Larry Black testified at a preliminary hearing last year that he paid Insurexx more than $23,000 to begin repairs, but the only work it completed was the replacement of his roof. Another property owner, Angela Viebrock, told the court that she and her husband paid the business more than $9,000 to get started on $30,000 worth of repairs, but no work was ever done. Ron Galindo reportedly gave the company $6,000 of his insurance money but could not get any work done until he paid a second contractor to remove a tree from his roof.
Schoeller entered Alford pleas April 1 on her three counts of conviction in a plea deal dismissing the other charges that she was facing. She paid $24,144.88 in restitution as part of her plea bargain, and the state attorney general’s office agreed not to oppose suspended sentences in her case.

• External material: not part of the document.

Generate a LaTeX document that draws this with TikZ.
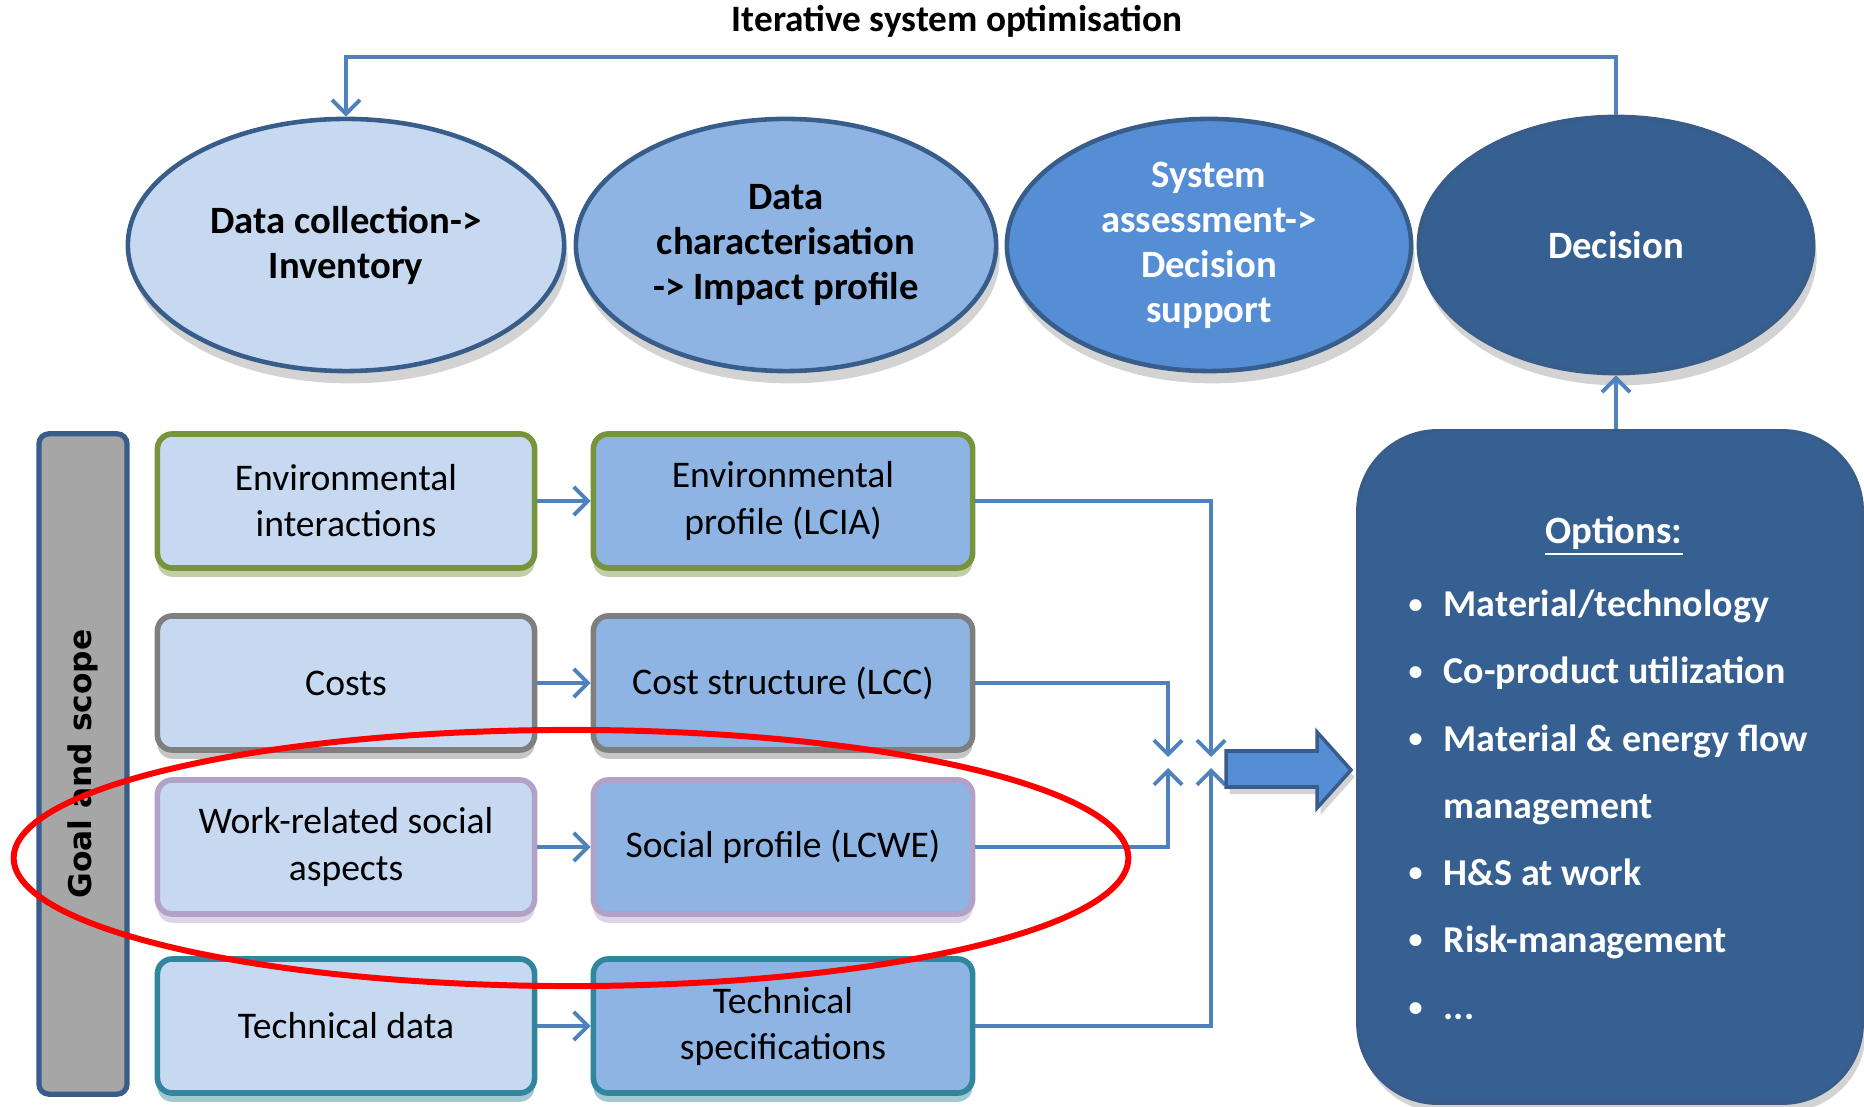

Wolfson, who remains scheduled to go to trial in October, is being prosecuted as a prior and persistent offender. He has convictions in a federal court for making a false and fraudulent statement to the former Department of Health, Education and Welfare, and for three counts of bribing a public official. He also was convicted 12 years ago in St. Louis County Circuit Court on five counts of unlawful merchandising practices.
A SALESMAN FOR INSUREXX testified last year that he was trained by Jeffrey Wolfson to make a sales pitch that included a promise to cover the deductibles on customers’ insurance policies.